Cosentino also pointed out that “the Dark Web consists of countless darknets, reachable only through specific software or particular network configurations, such as Tor (The Onion Router), which can be accessed through the browser of the same name or proxy servers configured to perform the same function. Tor uses a layered, onion-like mechanism; data in transit is encrypted on multiple layers, allowing only the sender and recipient to read it.
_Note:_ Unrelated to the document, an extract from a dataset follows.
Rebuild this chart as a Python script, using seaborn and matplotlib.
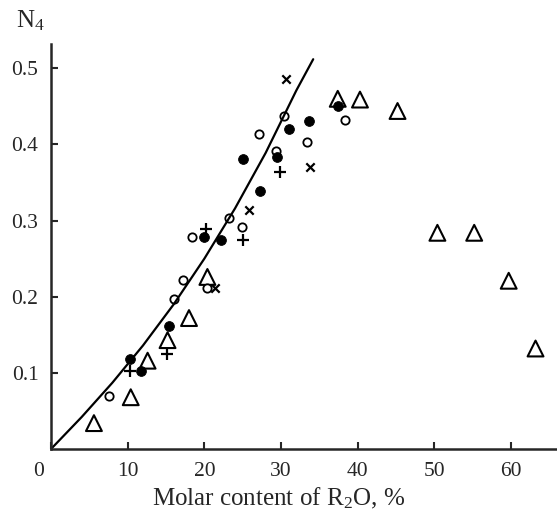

Most of the sites on Tor’s darknet have .onion domains and trade in cryptocurrency (bitcoin, etc.).”

The Onion Router: by whom it is used

The Onion Router was created to protect the privacy of browsing and users and, because of this characteristic, is not only used by those who need to escape the meshes of those regimes that implement censorship, but is often exploited to carry out criminal activities in the black market and, in particular, exchange of child pornography, human trafficking, buying and selling illegal goods and services, such as drugs, weapons, false documents, and even hit men.”

Facilitating certain criminal conduct is certainly theanonymity denoting the darknet, “a feature that does not allow for traditional investigative activities aimed at identifying criminals and has required operators to employ new working methodologies, as well as strategies aimed at de-anonymizing users, as well as managing and analyzing the conspicuous computer traces.”

The Dark Web and Child Pornography

“In the context of online child pornography offenses, the introduction of a special aggravating circumstance in the case of using means to prevent the identification of access data to telematic networks represented an important adjustment of the legislation to the evolution of virtual pedophile communities. In this scenario, undercover mode activities carried out in the network by the operators of the National Center for Combating Online Child Pornography (C.N.C.P.O.) constitute an effective operational tool, as they enable practitioners to interact with the Internet users involved and delve into the relevant dynamics. Such investigations are aimed at disarticulating virtual communities of pedophiles and, therefore, are always particularly complex and time-consuming, both because it takes time to gain accreditation in these environments and win the trust of the subjects who are part of them, and because they, as mentioned, make use of anonymization techniques, aimed at concealing computer traces useful for their identification.”

Obviously, since users are anonymous, “it is not possible to comprehensively survey the typology of darknet users, although they are predominantly individuals with greater computer skills and higher danger profiles. However,” Cosentino concluded, “as part of the fight against online child pornography, an attempt has been made to profile the individuals who have been identified as a result of the investigations, and they are men of all ages and social backgrounds, unsuspected professionals, fathers of families and singles, teachers and psychologists, etc., approached only by the common interest they show in the subject.